◆ What is asked ◆
Retype, please, the listing from its opening line through the line that contains "import numpy as np", both included, without the pictures.

◆ The input ◆
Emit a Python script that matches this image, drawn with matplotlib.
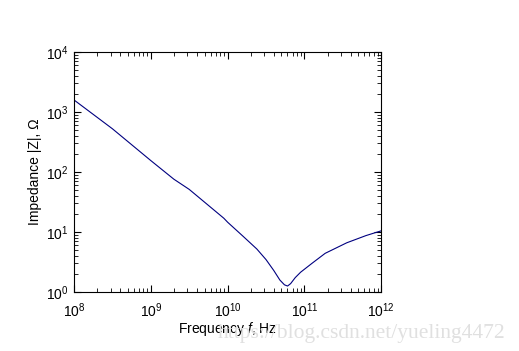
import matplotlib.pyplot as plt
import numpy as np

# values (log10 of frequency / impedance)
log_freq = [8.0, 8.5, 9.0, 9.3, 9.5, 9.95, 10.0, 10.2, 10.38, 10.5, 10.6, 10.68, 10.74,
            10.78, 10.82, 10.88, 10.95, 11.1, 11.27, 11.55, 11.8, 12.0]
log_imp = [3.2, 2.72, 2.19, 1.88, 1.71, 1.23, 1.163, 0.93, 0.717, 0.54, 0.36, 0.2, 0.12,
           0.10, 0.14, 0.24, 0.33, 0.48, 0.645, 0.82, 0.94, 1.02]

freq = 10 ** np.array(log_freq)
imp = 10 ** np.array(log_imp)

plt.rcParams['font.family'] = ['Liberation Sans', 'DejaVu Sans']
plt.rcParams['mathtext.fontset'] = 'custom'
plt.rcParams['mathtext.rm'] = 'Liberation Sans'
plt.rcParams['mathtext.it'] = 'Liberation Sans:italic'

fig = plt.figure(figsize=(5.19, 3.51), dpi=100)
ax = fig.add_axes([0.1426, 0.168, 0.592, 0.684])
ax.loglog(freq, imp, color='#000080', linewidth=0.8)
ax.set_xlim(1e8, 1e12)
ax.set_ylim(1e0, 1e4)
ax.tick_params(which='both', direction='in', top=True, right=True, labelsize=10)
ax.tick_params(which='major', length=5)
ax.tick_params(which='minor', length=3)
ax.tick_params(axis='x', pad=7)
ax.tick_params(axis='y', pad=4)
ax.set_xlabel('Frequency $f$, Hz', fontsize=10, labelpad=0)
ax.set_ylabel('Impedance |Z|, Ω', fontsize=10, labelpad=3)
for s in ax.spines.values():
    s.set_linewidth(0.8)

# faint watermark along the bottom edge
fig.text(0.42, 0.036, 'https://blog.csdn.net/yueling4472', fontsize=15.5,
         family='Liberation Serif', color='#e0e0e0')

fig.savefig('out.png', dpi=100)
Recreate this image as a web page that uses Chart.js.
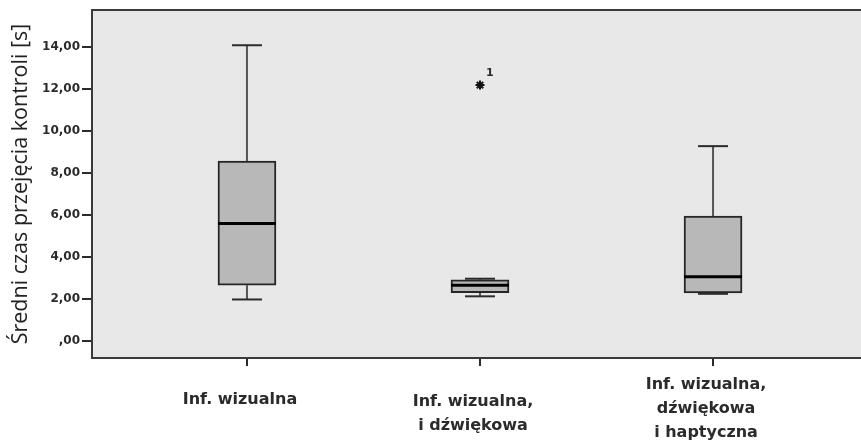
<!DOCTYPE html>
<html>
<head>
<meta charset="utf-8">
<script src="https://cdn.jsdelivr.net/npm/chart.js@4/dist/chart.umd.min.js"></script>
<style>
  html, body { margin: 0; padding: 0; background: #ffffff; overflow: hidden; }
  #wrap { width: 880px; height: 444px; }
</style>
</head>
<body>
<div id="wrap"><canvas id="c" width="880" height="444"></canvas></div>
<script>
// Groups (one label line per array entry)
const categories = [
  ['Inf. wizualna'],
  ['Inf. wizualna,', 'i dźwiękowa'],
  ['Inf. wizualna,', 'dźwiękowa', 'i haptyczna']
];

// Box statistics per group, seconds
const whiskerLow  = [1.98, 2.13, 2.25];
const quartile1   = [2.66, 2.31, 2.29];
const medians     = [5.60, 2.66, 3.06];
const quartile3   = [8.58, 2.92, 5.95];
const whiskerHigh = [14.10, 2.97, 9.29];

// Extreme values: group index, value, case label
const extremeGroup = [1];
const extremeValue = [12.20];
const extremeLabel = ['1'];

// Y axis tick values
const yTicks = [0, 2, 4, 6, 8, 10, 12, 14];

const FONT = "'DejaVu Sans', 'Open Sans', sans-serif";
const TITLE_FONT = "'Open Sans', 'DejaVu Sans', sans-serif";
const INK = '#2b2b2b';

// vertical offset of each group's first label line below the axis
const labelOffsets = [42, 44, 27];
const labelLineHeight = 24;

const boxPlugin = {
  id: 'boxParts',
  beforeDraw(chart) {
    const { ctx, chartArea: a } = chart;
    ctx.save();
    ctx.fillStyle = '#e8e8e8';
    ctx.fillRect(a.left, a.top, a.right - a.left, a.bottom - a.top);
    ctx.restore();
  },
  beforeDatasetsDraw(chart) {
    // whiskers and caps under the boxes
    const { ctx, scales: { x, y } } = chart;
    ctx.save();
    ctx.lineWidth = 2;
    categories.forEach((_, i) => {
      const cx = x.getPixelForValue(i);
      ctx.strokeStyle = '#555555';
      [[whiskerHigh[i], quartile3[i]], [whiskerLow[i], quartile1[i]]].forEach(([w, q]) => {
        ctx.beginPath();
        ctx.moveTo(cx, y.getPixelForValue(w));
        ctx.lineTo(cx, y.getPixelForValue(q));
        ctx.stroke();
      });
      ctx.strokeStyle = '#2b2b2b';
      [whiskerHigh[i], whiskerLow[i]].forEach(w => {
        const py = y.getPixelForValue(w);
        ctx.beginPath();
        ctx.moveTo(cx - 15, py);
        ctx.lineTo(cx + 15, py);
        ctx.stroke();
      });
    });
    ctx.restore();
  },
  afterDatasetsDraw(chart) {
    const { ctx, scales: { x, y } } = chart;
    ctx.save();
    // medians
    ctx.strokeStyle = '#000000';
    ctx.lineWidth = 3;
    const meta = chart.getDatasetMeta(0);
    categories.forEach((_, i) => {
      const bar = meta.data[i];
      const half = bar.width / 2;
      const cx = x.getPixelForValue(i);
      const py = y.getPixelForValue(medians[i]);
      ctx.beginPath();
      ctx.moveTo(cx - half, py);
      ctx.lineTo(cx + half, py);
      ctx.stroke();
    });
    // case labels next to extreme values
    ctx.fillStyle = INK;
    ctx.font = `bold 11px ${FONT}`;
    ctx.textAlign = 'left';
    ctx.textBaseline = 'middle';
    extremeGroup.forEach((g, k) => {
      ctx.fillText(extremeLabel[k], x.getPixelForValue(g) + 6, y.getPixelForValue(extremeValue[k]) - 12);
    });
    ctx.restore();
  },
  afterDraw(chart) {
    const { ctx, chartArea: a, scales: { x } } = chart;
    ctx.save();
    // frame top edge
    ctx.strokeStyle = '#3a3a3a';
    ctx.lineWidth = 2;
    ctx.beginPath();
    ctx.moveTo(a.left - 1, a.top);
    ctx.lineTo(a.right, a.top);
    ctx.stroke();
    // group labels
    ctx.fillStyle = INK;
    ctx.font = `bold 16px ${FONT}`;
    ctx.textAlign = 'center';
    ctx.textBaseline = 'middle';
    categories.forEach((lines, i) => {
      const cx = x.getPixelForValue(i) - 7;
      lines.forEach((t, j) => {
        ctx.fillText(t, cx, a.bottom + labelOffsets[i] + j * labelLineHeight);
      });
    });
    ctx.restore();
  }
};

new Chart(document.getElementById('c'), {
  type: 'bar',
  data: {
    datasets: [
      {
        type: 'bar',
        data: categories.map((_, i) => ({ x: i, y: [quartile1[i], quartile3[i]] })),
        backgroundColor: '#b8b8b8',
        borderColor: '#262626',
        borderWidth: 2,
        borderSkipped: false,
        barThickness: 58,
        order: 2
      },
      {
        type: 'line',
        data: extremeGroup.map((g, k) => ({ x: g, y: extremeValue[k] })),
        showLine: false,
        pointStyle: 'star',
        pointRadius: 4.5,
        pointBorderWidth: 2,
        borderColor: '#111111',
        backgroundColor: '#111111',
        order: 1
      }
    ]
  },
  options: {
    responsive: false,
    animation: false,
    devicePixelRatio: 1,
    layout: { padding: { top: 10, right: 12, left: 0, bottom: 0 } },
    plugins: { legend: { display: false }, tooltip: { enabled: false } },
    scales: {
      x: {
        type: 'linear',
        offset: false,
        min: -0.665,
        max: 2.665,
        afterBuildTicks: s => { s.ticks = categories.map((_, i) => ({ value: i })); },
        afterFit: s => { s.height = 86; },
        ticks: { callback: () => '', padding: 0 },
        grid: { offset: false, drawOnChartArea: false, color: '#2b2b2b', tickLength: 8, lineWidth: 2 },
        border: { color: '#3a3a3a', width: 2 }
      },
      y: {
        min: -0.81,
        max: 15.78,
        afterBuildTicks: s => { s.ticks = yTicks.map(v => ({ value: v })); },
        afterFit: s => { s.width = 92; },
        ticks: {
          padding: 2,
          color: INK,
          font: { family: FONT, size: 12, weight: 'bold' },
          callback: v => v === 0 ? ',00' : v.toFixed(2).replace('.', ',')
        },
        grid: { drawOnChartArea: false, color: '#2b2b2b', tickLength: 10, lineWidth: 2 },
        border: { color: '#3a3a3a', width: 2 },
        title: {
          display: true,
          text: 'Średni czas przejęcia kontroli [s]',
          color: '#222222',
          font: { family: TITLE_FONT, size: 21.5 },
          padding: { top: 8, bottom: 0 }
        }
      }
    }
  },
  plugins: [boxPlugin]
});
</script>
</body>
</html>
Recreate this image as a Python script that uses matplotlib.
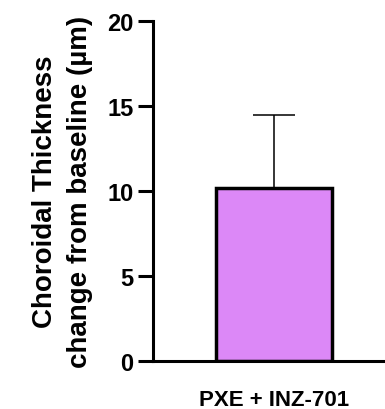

◆ Result ◆
Emit a Python script that matches this image, drawn with matplotlib.
import matplotlib.pyplot as plt
import numpy as np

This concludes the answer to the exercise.